-- Begin Material provided --

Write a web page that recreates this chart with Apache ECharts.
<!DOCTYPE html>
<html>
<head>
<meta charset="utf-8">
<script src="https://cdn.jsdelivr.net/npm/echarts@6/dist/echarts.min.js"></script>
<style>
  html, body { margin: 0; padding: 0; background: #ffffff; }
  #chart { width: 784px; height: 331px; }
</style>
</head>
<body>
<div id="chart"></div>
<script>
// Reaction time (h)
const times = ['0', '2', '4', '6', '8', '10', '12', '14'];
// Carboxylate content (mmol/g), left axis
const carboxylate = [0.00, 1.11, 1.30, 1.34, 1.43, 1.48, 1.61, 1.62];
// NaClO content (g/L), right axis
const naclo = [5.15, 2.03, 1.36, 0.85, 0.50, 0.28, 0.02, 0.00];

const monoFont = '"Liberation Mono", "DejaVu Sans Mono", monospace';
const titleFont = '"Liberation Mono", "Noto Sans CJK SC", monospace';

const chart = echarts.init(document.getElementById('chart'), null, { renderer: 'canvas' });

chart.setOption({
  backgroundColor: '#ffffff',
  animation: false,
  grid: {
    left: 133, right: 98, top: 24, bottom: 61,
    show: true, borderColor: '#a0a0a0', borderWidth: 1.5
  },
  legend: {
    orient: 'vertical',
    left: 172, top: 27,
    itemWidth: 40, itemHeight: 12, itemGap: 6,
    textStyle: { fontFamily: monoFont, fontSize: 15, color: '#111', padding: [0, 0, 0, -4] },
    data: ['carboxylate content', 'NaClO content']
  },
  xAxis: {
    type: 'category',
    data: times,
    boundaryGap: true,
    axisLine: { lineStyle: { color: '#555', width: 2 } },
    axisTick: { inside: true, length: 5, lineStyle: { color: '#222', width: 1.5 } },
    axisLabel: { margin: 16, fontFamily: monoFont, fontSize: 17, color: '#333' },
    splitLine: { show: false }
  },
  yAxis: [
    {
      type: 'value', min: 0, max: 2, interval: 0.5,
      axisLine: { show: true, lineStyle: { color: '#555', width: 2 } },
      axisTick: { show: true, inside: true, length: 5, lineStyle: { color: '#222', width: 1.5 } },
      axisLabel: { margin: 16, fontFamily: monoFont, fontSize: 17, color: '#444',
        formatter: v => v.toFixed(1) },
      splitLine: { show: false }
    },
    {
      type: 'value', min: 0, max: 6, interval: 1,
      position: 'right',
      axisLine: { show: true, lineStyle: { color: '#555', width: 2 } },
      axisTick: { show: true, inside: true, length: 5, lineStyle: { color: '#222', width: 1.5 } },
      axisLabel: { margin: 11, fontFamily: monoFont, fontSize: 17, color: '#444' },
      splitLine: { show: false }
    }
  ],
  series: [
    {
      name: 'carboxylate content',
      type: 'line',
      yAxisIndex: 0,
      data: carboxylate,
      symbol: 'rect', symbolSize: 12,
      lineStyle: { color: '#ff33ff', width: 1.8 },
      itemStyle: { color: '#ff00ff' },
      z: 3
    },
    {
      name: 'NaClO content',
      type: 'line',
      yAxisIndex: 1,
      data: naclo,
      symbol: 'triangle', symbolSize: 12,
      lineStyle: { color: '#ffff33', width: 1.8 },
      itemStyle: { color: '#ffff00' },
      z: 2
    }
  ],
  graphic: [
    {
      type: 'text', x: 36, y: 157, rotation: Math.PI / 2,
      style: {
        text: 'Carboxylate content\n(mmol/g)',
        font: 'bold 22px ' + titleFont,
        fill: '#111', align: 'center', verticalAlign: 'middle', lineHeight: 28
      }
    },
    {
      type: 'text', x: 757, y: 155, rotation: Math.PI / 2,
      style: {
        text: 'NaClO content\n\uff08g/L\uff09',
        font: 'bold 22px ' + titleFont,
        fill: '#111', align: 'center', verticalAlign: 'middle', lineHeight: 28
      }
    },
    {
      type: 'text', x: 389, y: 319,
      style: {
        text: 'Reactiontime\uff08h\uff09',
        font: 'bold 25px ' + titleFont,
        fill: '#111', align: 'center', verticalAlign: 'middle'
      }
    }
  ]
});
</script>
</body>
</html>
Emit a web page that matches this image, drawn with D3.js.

-- End Material provided --

→ Set exercise: Look through the listing above. Pick out each line with "page" and copy it.

→ Final result:
Write a web page that recreates this chart with Apache ECharts.
Emit a web page that matches this image, drawn with D3.js.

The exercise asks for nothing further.